The actively managed exchange traded fund space only makes up a fraction of the overall industry, but active ETFs are finally beginning to catch investors’ eyes.
Of the 87 ETFs launched this year, active funds made up 19% of the new new assets, reports Eric Balchunas for Bloomberg. Active ETFs are seeing greater interest, especially after the highly successful launch of the PIMCO Total Return Bond ETF (NYSEArca: BOND), which attracted $4 billion in assets in a little over a year.
Mutual fund giants like Franklin Templeton are positioning to jump into the ETF industry. [Franklin Templeton Readying First Foray into ETFs]
BlackRock iShares also recently filed to launch a suite of actively managed foreign currency-related ETFs. [iShares Crafts Actively Managed Currency ETFs]

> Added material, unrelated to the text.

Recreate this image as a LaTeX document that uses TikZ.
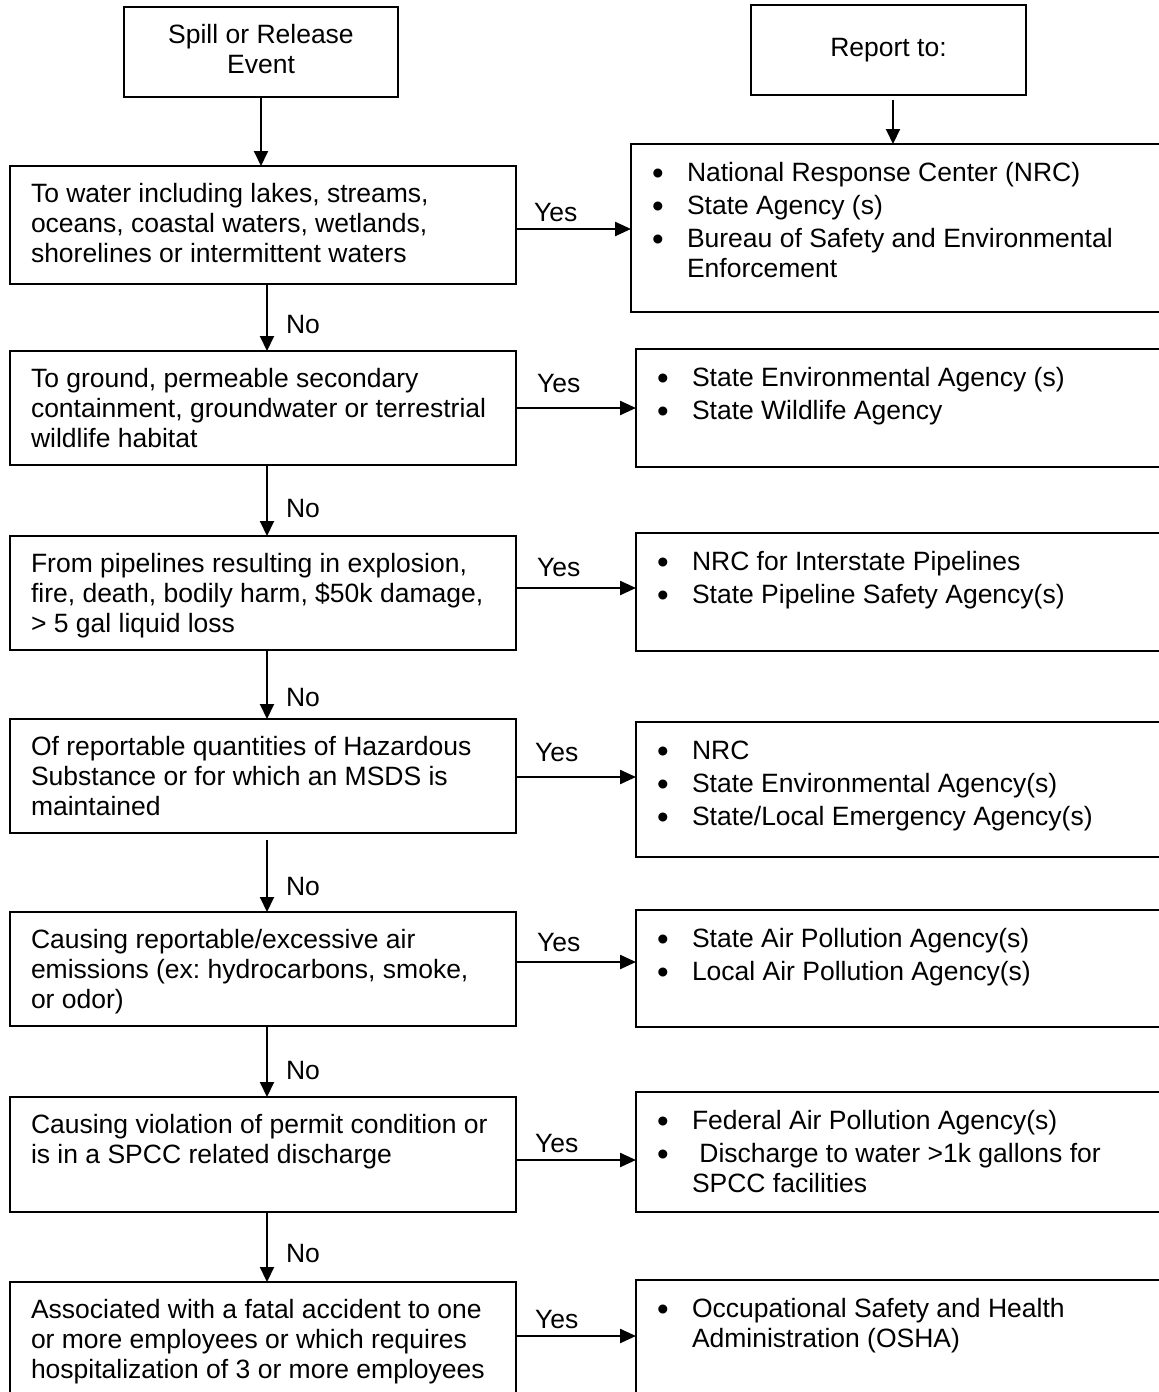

There are 61 actively managed U.S.-listed ETFs with $14.3 billion in assets, compared to almost 1,500 U.S.-listed ETFs on the market with $1.5 billion in assets, according to XTF data.
In comparing active ETFs with mutual funds, the ETF structure provides better tax efficiency, transparency and intra-day liquidity.
Actively managed ETFs are also cheaper than comparable mutual funds, but the active ETFs are also more costly than traditional beta-index ETFs. The average expense ratio on active ETFs is 0.95%, compared to 0.62% for the overall ETF industry.